Thursday 10 June 2021

The Long Way Home - Fanny Blake

A family secret, a mysterious legacy, and a journey that will change everything…
When Isla, a 65-year-old grandmother, is left nothing but an old painting in her mother’s will, while her sisters and aunt inherit the estate, she is devastated. Close to retirement, getting ready to live on her own terms, the last thing she expects at this time of her life is such turmoil. So, to find an explanation for her mother’s rejection, she embarks on a road-trip.
But, right at the last moment, she’s forced to take her sullen – and, in her view, impossible – 14-year-old granddaughter Charlie with her.

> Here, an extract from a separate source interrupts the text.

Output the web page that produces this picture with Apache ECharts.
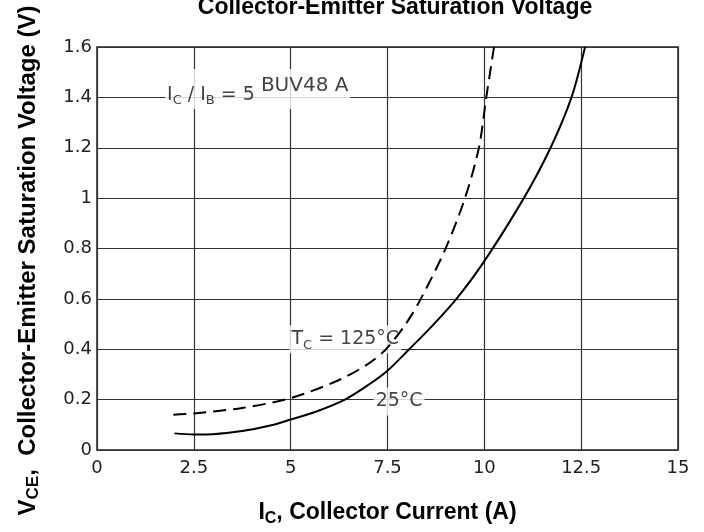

Cramped together in Isla’s car with her smelly old dog, these ill-assorted travelling companions set off to uncover some shattering and life-changing family truths at the same time as learning to love each other…
The Long Way Home is set in the UK and 1950s Paris where the story really begins, spanning four generations of women and the secrets that get passed down through them.

What did I think?

It's actually really refreshing to read a novel with an older protagonist as it just shows that it doesn't matter what age you are, you are still faced with the same problems and suffer the same insecurities.  In 65-year-old Isla's case, just because you're older doesn't mean you're wiser and it's no surprise that Isla is thrown into a tizz when she is treated differently to her sisters in their mother's will.

Isla has always had a strained relationship with her mother but that doesn't explain why her two sisters and her aunt should inherit her mother's house when all she has been left is a painting.  As you would expect, there are one or two arguments among the siblings so Isla decides to take a trip back home to Scotland to patch up the relationship between her sisters and hopefully get to the bottom of the mystery of her inheritance.  

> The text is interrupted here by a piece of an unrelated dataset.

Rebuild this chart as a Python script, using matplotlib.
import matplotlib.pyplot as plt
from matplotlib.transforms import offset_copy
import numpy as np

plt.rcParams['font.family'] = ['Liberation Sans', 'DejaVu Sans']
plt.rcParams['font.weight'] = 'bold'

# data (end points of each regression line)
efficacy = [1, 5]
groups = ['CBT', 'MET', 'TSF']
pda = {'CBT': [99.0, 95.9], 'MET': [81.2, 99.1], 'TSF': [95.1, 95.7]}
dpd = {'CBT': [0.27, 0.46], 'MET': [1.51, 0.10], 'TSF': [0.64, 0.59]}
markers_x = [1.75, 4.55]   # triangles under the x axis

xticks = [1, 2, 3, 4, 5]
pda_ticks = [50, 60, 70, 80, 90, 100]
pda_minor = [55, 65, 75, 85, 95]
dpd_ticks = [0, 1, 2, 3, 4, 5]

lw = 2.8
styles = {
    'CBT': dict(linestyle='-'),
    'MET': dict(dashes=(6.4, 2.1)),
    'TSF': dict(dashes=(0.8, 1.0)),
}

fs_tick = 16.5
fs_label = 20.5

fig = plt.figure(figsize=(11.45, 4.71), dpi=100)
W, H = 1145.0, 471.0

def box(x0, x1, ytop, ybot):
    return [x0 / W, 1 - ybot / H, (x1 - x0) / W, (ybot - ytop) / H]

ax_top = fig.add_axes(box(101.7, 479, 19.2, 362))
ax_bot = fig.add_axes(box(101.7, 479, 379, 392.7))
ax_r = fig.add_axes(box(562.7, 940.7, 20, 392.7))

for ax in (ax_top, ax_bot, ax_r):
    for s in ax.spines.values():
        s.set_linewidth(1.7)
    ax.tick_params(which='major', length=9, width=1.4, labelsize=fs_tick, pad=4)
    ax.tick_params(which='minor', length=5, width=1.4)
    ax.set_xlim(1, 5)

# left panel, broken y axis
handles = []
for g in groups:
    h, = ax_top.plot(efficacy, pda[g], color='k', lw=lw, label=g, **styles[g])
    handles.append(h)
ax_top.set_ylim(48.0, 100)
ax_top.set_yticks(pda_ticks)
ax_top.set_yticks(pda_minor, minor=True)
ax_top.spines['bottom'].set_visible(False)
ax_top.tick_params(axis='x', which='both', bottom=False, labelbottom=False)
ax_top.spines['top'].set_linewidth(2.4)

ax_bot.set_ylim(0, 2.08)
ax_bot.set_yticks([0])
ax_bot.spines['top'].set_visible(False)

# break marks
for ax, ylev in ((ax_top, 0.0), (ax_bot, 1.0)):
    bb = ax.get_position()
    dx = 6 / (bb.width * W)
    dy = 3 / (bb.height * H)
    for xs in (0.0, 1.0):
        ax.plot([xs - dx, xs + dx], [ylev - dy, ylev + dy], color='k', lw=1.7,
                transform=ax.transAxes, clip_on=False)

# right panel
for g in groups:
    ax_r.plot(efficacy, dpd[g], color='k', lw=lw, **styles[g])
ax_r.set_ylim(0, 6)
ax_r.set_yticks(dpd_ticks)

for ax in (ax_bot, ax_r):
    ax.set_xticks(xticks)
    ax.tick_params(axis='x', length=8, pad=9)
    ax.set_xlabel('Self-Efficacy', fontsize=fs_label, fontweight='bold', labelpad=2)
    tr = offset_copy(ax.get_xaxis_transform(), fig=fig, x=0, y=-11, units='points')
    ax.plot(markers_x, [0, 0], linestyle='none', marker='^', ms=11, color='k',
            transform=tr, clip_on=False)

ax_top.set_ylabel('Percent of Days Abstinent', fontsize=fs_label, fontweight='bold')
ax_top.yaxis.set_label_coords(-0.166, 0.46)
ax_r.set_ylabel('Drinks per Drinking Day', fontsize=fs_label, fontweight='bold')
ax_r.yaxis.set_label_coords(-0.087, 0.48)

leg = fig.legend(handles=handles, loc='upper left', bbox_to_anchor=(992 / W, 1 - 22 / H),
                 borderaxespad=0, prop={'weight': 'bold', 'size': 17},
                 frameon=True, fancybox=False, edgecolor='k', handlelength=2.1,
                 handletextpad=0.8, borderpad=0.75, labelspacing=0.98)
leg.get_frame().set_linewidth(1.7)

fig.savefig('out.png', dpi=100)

Unfortunately, Isla has to take an unwilling companion with her in the form of her 14-year-old granddaughter Charlie.  A typical teenager, Charlie is glued to her phone and barely says a positive word, making the trip more of a chore than a pleasure.  As the trip progresses it was lovely to see Isla and Charlie's relationship grow and it felt like Charlie unfurled like a flower with just a little bit of nurturing and some TLC.  That is until Isla's new boyfriend turned up to upset the balance.

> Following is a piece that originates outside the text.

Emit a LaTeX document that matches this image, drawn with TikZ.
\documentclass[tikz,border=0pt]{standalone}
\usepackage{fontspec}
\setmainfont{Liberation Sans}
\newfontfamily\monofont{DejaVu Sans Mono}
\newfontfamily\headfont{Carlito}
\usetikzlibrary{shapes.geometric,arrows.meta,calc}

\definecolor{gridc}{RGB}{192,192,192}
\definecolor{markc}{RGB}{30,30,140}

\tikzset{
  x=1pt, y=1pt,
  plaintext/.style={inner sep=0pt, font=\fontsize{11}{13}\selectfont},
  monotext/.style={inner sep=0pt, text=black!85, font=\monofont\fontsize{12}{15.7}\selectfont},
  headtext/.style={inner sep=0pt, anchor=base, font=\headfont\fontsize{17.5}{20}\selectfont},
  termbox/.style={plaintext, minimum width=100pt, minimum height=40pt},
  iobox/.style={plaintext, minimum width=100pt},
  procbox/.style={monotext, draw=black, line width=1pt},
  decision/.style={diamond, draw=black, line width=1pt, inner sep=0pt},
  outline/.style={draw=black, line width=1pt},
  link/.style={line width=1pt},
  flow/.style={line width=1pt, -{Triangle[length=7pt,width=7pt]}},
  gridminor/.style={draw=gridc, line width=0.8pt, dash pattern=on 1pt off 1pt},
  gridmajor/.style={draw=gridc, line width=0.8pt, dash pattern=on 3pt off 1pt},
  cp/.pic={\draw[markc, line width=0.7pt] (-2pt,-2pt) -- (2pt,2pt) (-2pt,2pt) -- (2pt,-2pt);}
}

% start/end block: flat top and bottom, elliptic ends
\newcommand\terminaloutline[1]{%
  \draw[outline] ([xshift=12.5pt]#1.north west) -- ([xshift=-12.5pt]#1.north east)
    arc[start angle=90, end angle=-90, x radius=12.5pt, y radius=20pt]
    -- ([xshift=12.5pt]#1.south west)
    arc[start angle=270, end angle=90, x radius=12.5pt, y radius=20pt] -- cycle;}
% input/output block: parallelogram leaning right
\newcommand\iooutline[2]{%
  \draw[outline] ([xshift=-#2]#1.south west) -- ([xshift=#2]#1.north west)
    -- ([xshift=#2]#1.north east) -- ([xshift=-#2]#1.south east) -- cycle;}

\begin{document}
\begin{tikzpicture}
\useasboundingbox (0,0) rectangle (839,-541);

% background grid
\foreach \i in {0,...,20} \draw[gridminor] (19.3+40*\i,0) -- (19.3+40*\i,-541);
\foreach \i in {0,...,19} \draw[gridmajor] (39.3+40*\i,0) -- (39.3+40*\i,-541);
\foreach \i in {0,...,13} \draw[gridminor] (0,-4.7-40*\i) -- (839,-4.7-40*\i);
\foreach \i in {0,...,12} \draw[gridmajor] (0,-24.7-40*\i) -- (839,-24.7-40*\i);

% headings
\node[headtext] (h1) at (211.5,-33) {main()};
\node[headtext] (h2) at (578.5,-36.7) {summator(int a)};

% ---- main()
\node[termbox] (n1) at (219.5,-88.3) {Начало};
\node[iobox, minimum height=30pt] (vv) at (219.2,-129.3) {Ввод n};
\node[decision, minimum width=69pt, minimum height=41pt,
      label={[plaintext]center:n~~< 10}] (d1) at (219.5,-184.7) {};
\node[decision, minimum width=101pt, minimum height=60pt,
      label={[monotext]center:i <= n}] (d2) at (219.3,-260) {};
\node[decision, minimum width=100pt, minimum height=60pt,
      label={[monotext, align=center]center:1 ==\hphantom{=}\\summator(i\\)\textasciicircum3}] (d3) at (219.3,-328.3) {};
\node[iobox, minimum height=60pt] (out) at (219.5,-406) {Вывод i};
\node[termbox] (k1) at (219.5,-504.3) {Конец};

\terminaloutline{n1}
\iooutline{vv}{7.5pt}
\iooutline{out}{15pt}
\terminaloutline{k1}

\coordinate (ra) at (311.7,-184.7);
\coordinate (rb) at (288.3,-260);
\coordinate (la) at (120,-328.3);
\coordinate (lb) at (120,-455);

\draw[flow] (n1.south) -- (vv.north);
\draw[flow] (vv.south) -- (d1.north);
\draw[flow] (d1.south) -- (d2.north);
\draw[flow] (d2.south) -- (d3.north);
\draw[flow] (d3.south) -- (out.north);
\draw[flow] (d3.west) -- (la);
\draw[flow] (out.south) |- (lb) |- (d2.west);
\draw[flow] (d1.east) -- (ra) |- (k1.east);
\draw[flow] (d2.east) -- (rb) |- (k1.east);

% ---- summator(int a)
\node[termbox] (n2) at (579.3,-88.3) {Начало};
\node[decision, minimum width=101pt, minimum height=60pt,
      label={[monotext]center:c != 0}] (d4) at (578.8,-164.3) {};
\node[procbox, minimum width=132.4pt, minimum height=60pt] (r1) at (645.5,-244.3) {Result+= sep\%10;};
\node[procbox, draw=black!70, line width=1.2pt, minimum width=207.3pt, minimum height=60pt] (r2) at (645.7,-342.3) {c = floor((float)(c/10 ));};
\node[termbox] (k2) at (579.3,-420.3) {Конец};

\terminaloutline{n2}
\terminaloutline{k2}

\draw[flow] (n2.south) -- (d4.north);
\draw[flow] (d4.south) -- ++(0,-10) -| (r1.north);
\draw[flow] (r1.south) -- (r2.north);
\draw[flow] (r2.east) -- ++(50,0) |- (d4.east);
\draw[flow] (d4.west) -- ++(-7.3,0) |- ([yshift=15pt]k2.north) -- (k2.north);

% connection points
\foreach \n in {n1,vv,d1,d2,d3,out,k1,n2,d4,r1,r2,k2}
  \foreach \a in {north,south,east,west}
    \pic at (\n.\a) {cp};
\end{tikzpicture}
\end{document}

I really liked Isla but I cringed at some of the decisions she made, although it's understandable with so much going on in her life.  I also loved May's story set in 1950s Paris and thought I had it all worked out but I was delighted to find that I was completely wrong.  Fanny Blake's wonderfully vivid writing brings her characters to life and I felt like I was drinking coffee in the cafés of Paris and actually sitting in the car with Isla, Charlie and stinky Jock.  

Beautifully heartwarming, captivating and intriguing, The Long Way Home is a fabulous summer read and I thoroughly enjoyed it.

I chose to read an ARC and this is my honest and unbiased opinion.